The Arabs had a saying that death is a camel that kneels at every man's door. This expresses how common an event it is in the providential order, as common and familiar as birth; yet of all natural events it produces the most profound and lasting impression upon the mind. This is true even when it comes to the humble and undistinguished; much more so when it overtakes those eminent persons who have achieved honor and distinction in the public service and occupy positions of great elevation in the public eye and in general esteem.
The death of the gifted and great has always been and will ever be a solemn, 'impressive, and imposing circumstance. Its value in the way of example, admonition, and instruction is in proportion to the elevation from which the subject falls to his natural end. It comes to the surviving like a faithful schoolmaster with the open book of a closed life, and assigns the lesson which we must study or lose its teaching. The fame of the great and noble dead is among the most enduring and valuable of our public possessions, and the contemplation of their example and their virtues exerts a salutary and ennobling influence upon the living.
It is one of the very best of men and there is no higher praise--that we contemplate to-day. It is the universal estimation, the consensus of opinion among those who knew him, that the late Vice-President, in the essential elements of a well-organized being and the necessary excellencies of a character of the very first rank, had few, if any, superiors. The high success he achieved, the eminence he attained, the perfect character he formed, were not due to any adventitious aids. Neither birth nor rank nor fortune smoothed his upward way to the clear-aired heights he reached and kept. True, he had the good fortune to be born in a country one of whose glories is that its social formation is not in horizontal strata common in the Old World, through which few ever pass from below upward, but is mobile as the sea, where the lowest drop, winged with merit, may rise and glitter on the highest wave that rolls. All else was due to principles, qualities, and forces which summed up a strong, interesting, and attractive personality.
If the limits of the occasion permitted, we could easily name the traits wlich were chief agencies in the development of his splendid manhood. Honor, sympathy, courage, and duty were the precious and conspicuous jewels in the crown of his superb character, and we may set them apart to-day and lift them over his new-made grave as the golden texts in the lesson of his life.
Some one has said he had an unusual capacity for winning affection. This was due to his deep human sympathy. He was not deficient in imagination and could place himself in the position of others and realize their distresses and their needs. His kindness to every human creature was proverbial. He was happy in promoting the comfort of those who served him. In his business career, which was a conspicuous success, his example, if followed, would cure two maladies said to afflict our time the envious hatred of him who suffers want and the selfish forgetfulness of him who lives in affluence. This problem can be solved by sympathy, love, and good will.

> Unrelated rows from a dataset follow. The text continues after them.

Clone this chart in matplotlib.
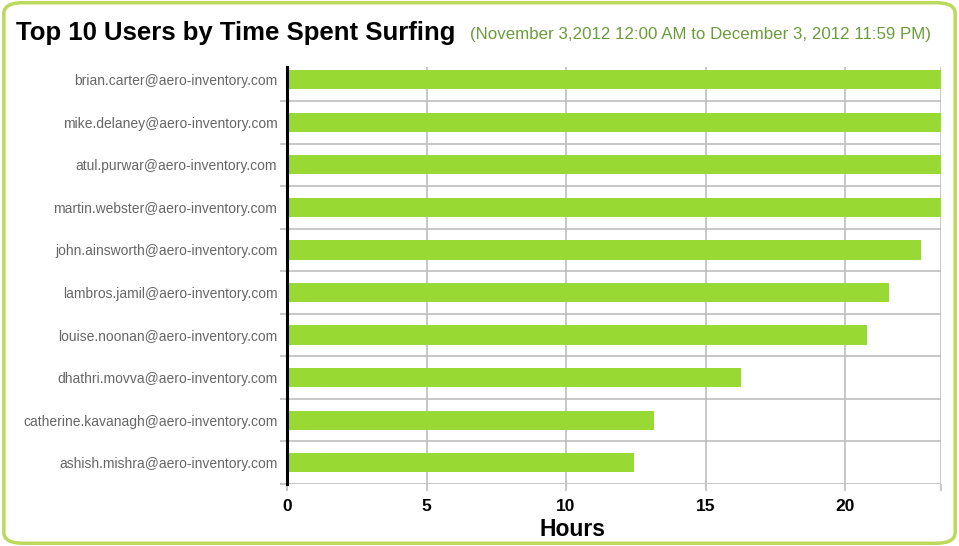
import numpy as np
import matplotlib.pyplot as plt
from matplotlib.patches import FancyBboxPatch

plt.rcParams['font.family'] = ['Liberation Sans', 'DejaVu Sans']

users = ["brian.carter@aero-inventory.com",
         "mike.delaney@aero-inventory.com",
         "atul.purwar@aero-inventory.com",
         "martin.webster@aero-inventory.com",
         "john.ainsworth@aero-inventory.com",
         "lambros.jamil@aero-inventory.com",
         "louise.noonan@aero-inventory.com",
         "dhathri.movva@aero-inventory.com",
         "catherine.kavanagh@aero-inventory.com",
         "ashish.mishra@aero-inventory.com"]
hours = [24.4, 24.2, 24.0, 23.8, 22.72, 21.58, 20.79, 16.27, 13.15, 12.44]
xticks = [0, 5, 10, 15, 20]

bar_green = "#99d933"
grid_gray = "#bdbdbd"

fig = plt.figure(figsize=(9.59, 5.46), dpi=100)
fig.patch.set_facecolor("white")

# rounded green frame
frame = FancyBboxPatch((0.004, 0.005), 0.992, 0.99,
                       boxstyle="round,pad=0,rounding_size=0.02",
                       transform=fig.transFigure, facecolor="none",
                       edgecolor="#bcd95c", linewidth=2.5, zorder=0)
fig.patches.append(frame)

ax = fig.add_axes([0.2993, 0.1136, 0.6819, 0.7637])
ax.set_facecolor("none")

y = np.arange(len(users))
ax.barh(y, hours, height=0.45, color=bar_green, zorder=3)

ax.set_xlim(0, 23.44)
ax.set_ylim(9.5, -0.3)

ax.set_yticks(y)
ax.set_yticklabels(users, fontsize=10, color="#666666")
ax.set_yticks(np.arange(len(users)) + 0.5, minor=True)
ax.tick_params(axis="y", which="major", length=0, pad=7)
ax.tick_params(axis="y", which="minor", length=5, color=grid_gray, width=1.2)

ax.set_xticks(xticks + [23.44])
ax.set_xticklabels([str(t) for t in xticks] + [""], fontsize=12.5, fontweight="bold")
ax.tick_params(axis="x", length=5, color=grid_gray, width=1.2, pad=6)

ax.grid(axis="x", color=grid_gray, linewidth=1.2, zorder=1)
ax.grid(axis="y", which="minor", color=grid_gray, linewidth=1.2, zorder=1)
ax.grid(axis="y", which="major", visible=False)

for s in ["top", "right", "bottom"]:
    ax.spines[s].set_visible(False)
ax.spines["left"].set_color("black")
ax.spines["left"].set_linewidth(2.2)
ax.spines["left"].set_zorder(4)

ax.set_xlabel("Hours", fontsize=16.5, fontweight="bold", va="center")
ax.xaxis.set_label_coords(0.437, -0.11)

fig.text(0.017, 0.94, "Top 10 Users by Time Spent Surfing", fontsize=18.5,
         fontweight="bold", va="center", ha="left")
fig.text(0.49, 0.937, "(November 3,2012 12:00 AM to December 3, 2012 11:59 PM)",
         fontsize=12.2, color="#6b9c3c", va="center", ha="left")

fig.savefig("out.png", dpi=100)
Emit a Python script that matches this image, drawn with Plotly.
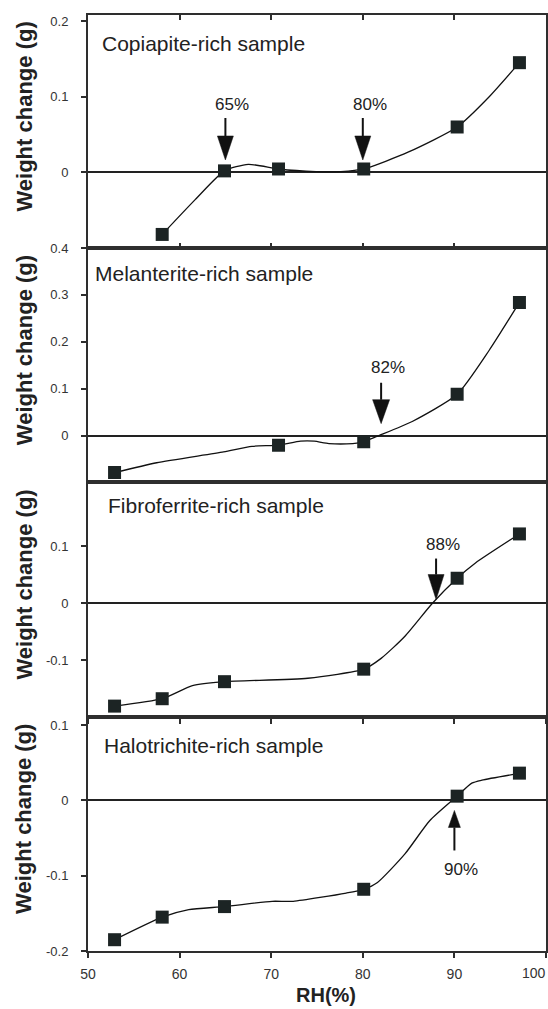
import plotly.graph_objects as go

# ---- data -------------------------------------------------------------
RH_TICKS = [50, 60, 70, 80, 90, 100]

sample_names = [
    "Copiapite-rich sample",
    "Melanterite-rich sample",
    "Fibroferrite-rich sample",
    "Halotrichite-rich sample",
]

# measured weight changes (g) at each relative humidity step (%)
copiapite_rh = [58.1, 64.9, 70.8, 80.1, 90.3, 97.1]
copiapite_dw = [-0.082, 0.002, 0.0045, 0.0045, 0.060, 0.145]
copiapite_curve_rh = [58.1, 61.7, 64.9, 67.5, 70.8, 74.9, 77.6, 80.1, 85.0, 90.3, 93.8, 97.1]
copiapite_curve_dw = [-0.082, -0.036, 0.002, 0.0107, 0.0045, 0.001, 0.001, 0.0045, 0.027, 0.060, 0.100, 0.145]

melanterite_rh = [52.9, 70.8, 80.1, 90.3, 97.1]
melanterite_dw = [-0.079, -0.0205, -0.0134, 0.088, 0.284]
melanterite_curve_rh = [52.9, 57.5, 64.8, 67.9, 70.8, 73.2, 74.7, 76.3, 78.9, 80.1, 81.6, 85.4, 90.3, 93.8, 97.1]
melanterite_curve_dw = [-0.079, -0.058, -0.035, -0.023, -0.0205, -0.012, -0.012, -0.017, -0.017, -0.0134, -0.0014, 0.030, 0.088, 0.182, 0.284]

fibroferrite_rh = [52.9, 58.1, 64.9, 80.1, 90.3, 97.1]
fibroferrite_dw = [-0.181, -0.168, -0.138, -0.116, 0.044, 0.122]
fibroferrite_curve_rh = [52.9, 58.1, 61.4, 64.9, 74.0, 80.1, 82.0, 84.6, 87.6, 90.3, 92.3, 97.1]
fibroferrite_curve_dw = [-0.181, -0.168, -0.145, -0.138, -0.132, -0.116, -0.097, -0.058, 0.0, 0.044, 0.071, 0.122]

halotrichite_rh = [52.9, 58.1, 64.9, 80.1, 90.3, 97.1]
halotrichite_dw = [-0.185, -0.155, -0.141, -0.118, 0.0057, 0.0363]
halotrichite_curve_rh = [52.9, 58.1, 61.0, 64.9, 70.1, 72.4, 78.2, 80.1, 81.6, 84.6, 87.3, 90.3, 91.9, 93.0, 97.1]
halotrichite_curve_dw = [-0.185, -0.155, -0.145, -0.141, -0.134, -0.134, -0.123, -0.118, -0.109, -0.071, -0.027, 0.0057, 0.023, 0.027, 0.036]

# deliquescence humidities marked with arrows (%)
copiapite_marks = [65, 80]
melanterite_marks = [82]
fibroferrite_marks = [88]
halotrichite_marks = [90]

# y-axis ticks per panel
copiapite_yticks = [0, 0.1, 0.2]
melanterite_yticks = [0, 0.1, 0.2, 0.3, 0.4]
fibroferrite_yticks = [-0.1, 0, 0.1]
halotrichite_yticks = [-0.2, -0.1, 0, 0.1]

# ---- panel setup ------------------------------------------------------
INK = "#1c2424"
AXIS = "#2e2e2e"
FONT = "Liberation Sans, Arial, sans-serif"

panels = [
    dict(name=sample_names[0], rh=copiapite_rh, dw=copiapite_dw,
         crh=copiapite_curve_rh, cdw=copiapite_curve_dw, marks=copiapite_marks,
         yticks=copiapite_yticks, yrange=[-0.1, 0.208], domain=[0.751, 1.0],
         title_pos=(0.026, 0.876), arrow=dict(tip=0.0164, head=24, hw=8, shaft=18, up=False, dy=55),
         xticks="inside", xmirror="ticks"),
    dict(name=sample_names[1], rh=melanterite_rh, dw=melanterite_dw,
         crh=melanterite_curve_rh, cdw=melanterite_curve_dw, marks=melanterite_marks,
         yticks=melanterite_yticks, yrange=[-0.1, 0.4], domain=[0.5006, 0.751],
         title_pos=(0.012, 0.893), arrow=dict(tip=0.0254, head=24, hw=8.5, shaft=17, up=False, dy=56),
         xticks="", xmirror=True),
    dict(name=sample_names[2], rh=fibroferrite_rh, dw=fibroferrite_dw,
         crh=fibroferrite_curve_rh, cdw=fibroferrite_curve_dw, marks=fibroferrite_marks,
         yticks=fibroferrite_yticks, yrange=[-0.2, 0.2126], domain=[0.2501, 0.5006],
         title_pos=(0.040, 0.903), arrow=dict(tip=0.0065, head=25, hw=8, shaft=16, up=False, dy=55),
         xticks="outside", xmirror=True),
    dict(name=sample_names[3], rh=halotrichite_rh, dw=halotrichite_dw,
         crh=halotrichite_curve_rh, cdw=halotrichite_curve_dw, marks=halotrichite_marks,
         yticks=halotrichite_yticks, yrange=[-0.2, 0.111], domain=[0.0, 0.2501],
         title_pos=(0.031, 0.879), arrow=dict(tip=-0.0133, head=17, hw=6, shaft=23, up=True, dy=-59),
         xticks="outside", xmirror=True),
]

fig = go.Figure()
layout = dict(
    width=548, height=1009,
    margin=dict(l=88, r=2, t=15, b=58, autoexpand=False),
    paper_bgcolor="white", plot_bgcolor="white",
    font=dict(family=FONT, color="#222222"),
    showlegend=False,
)
shapes = []
annotations = []

# the last RH label sits at the page edge, so it is drawn right-aligned
x_ticktext = [str(v) for v in RH_TICKS[:-1]] + [""]

for i, p in enumerate(panels):
    n = "" if i == 0 else str(i + 1)
    xa, ya = "x" + n, "y" + n
    last = i == len(panels) - 1

    fig.add_trace(go.Scatter(
        x=p["crh"], y=p["cdw"], mode="lines", xaxis=xa, yaxis=ya,
        line=dict(color="#111111", width=1.3, shape="spline", smoothing=0.6),
        hoverinfo="skip"))
    fig.add_trace(go.Scatter(
        x=p["rh"], y=p["dw"], mode="markers", xaxis=xa, yaxis=ya,
        marker=dict(symbol="square", size=13, color=INK, line=dict(width=0))))

    layout["xaxis" + n] = dict(
        domain=[0, 1], range=[50, 100], anchor=ya,
        tickvals=RH_TICKS, ticktext=x_ticktext,
        showline=True, linecolor=AXIS, linewidth=2, mirror=p["xmirror"],
        showgrid=False, zeroline=False, ticks=p["xticks"], ticklen=5,
        tickwidth=1.5, tickcolor=AXIS, showticklabels=last, automargin=False,
        tickfont=dict(size=14, color="#333333"), ticklabelstandoff=4)
    layout["yaxis" + n] = dict(
        domain=p["domain"], range=p["yrange"], anchor=xa,
        tickvals=p["yticks"], ticktext=[f"{v:g}" for v in p["yticks"]],
        ticks="outside", ticklen=5, tickwidth=1.5, tickcolor=AXIS,
        showline=True, linecolor=AXIS, linewidth=2, mirror=True, automargin=False,
        showgrid=False, zeroline=True, zerolinecolor="#222222", zerolinewidth=1.6,
        tickfont=dict(size=13, color="#333333"), ticklabelstandoff=10)

    # panel title
    annotations.append(dict(
        text=p["name"], xref=xa + " domain", yref=ya + " domain",
        x=p["title_pos"][0], y=p["title_pos"][1], xanchor="left", yanchor="middle",
        showarrow=False, font=dict(size=21, color="#222222")))
    # y-axis title
    annotations.append(dict(
        text="<b>Weight change (g)</b>", xref="paper", yref=ya + " domain",
        x=-0.1394, y=0.565, xanchor="center", yanchor="middle", textangle=-90,
        showarrow=False, font=dict(size=22, color="#222222")))

    # arrows marking the transition humidity
    a = p["arrow"]
    s = 1 if not a["up"] else -1
    for rh in p["marks"]:
        common = dict(xref=xa, yref=ya, xsizemode="pixel", ysizemode="pixel",
                      xanchor=rh, yanchor=a["tip"])
        shapes.append(dict(type="path", **common,
                           path=f"M0,{s*a['head']} L0,{s*(a['head']+a['shaft'])}",
                           line=dict(color="#111111", width=2)))
        shapes.append(dict(type="path", **common,
                           path=f"M0,0 L{-a['hw']},{s*a['head']} L{a['hw']},{s*a['head']} Z",
                           fillcolor="#111111", line=dict(color="#111111", width=0.5)))
        annotations.append(dict(
            text=f"{rh}%", xref=xa, yref=ya, x=rh, y=a["tip"],
            xshift=7, yshift=a["dy"], showarrow=False,
            font=dict(size=17, color="#222222")))

# right-most RH tick label, kept inside the page
annotations.append(dict(
    text=str(RH_TICKS[-1]), xref="x4", yref="y4 domain", x=RH_TICKS[-1], y=-0.095,
    xanchor="right", yanchor="middle", xshift=2, showarrow=False,
    font=dict(size=14, color="#333333")))

# x-axis title
annotations.append(dict(
    text="<b>RH(%)</b>", xref="paper", yref="paper", x=0.519, y=-0.061,
    xanchor="center", yanchor="bottom", showarrow=False,
    font=dict(size=20, color="#222222")))

layout["shapes"] = shapes
layout["annotations"] = annotations
fig.update_layout(**layout)

fig.write_html("out.html")
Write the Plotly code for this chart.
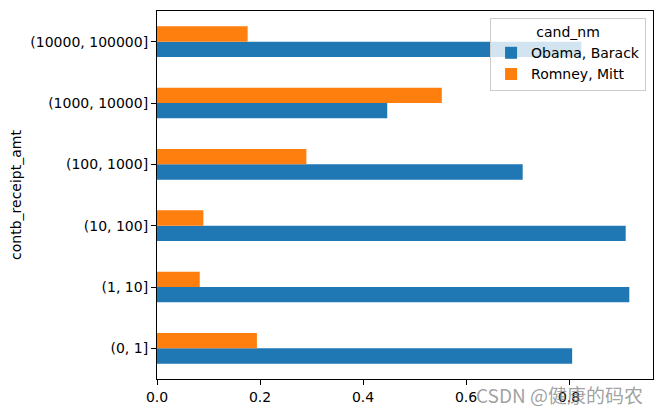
import plotly.graph_objects as go

categories = ["(0, 1]", "(1, 10]", "(10, 100]", "(100, 1000]", "(1000, 10000]", "(10000, 100000]"]
obama = [0.806, 0.917, 0.910, 0.710, 0.447, 0.824]
romney = [0.194, 0.083, 0.090, 0.290, 0.553, 0.176]
series_names = ["Obama, Barack", "Romney, Mitt"]
x_ticks = [0.0, 0.2, 0.4, 0.6, 0.8]

font = "DejaVu Sans"
fs = 14
fig = go.Figure()
fig.add_trace(go.Bar(y=categories, x=obama, orientation="h", name=series_names[0],
                     marker=dict(color="#1f77b4", line=dict(width=0))))
fig.add_trace(go.Bar(y=categories, x=romney, orientation="h", name=series_names[1],
                     marker=dict(color="#ff7f0e", line=dict(width=0))))

fig.update_layout(
    width=662, height=413,
    margin=dict(l=149, r=17, t=3, b=42),
    paper_bgcolor="white", plot_bgcolor="white",
    barmode="group", bargap=0.5, bargroupgap=0,
    font=dict(family=font, size=fs, color="black"),
    showlegend=True,
    legend=dict(x=0.986, y=0.981, xanchor="right", yanchor="top",
                bgcolor="rgba(255,255,255,0.8)", bordercolor="#cccccc", borderwidth=1,
                title=dict(text="cand_nm", side="top center", font=dict(size=fs)),
                font=dict(size=fs), traceorder="normal", itemwidth=30),
    xaxis=dict(range=[0, 0.963], tickvals=x_ticks, tickformat=".1f",
               showgrid=False, zeroline=False, showline=True, linecolor="black", linewidth=1.1,
               mirror=True, ticks="outside", ticklen=5, tickwidth=1.1, tickcolor="black"),
    yaxis=dict(type="category", categoryorder="array", categoryarray=categories,
               range=[-0.5, 5.5], showgrid=False, zeroline=False, showline=True,
               linecolor="black", linewidth=1.1, mirror=True, ticks="outside", ticklen=5,
               tickwidth=1.1, tickcolor="black",
               title=dict(text="contb_receipt_amt", standoff=8, font=dict(size=fs))),
)

fig.add_annotation(text="CSDN @健康的码农", xref="paper", yref="paper", x=0.984, y=-0.041,
                   xanchor="right", yanchor="middle", showarrow=False,
                   font=dict(family="Noto Sans CJK SC", size=19, color="rgba(120,120,120,0.7)"))

fig.write_html("out.html")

There is no sunshine like that of kindness to open those beautiful flowers, sympathy, love, hope, and trust, which ought to bloom over the garden walls which separate the rich and the poor. Mr. Hobart was thoroughly imbued with that beautiful sentiment which holds the human family in the bonds of unity and love, that we are children of the same Father, traveling toward the same home, and hoping to sit down at last at the same banquet, and therefore we should “love one another."
“So many gods, so many creeds,
So many ways so hard to find,
Is just the art of being kind.”
Our distinguished friend has been twice ennobled. Death and duty ennoble all men. Devotion to duty was one of his characteristic traits; her command to him a “Thus saith the Lord.” He was unremitting in his attention to his public engagements. His entire life exemplified the truth that the path of duty is the upward way; that
“Not once or twice in our fair land's story
The path of duty was the way to glory.”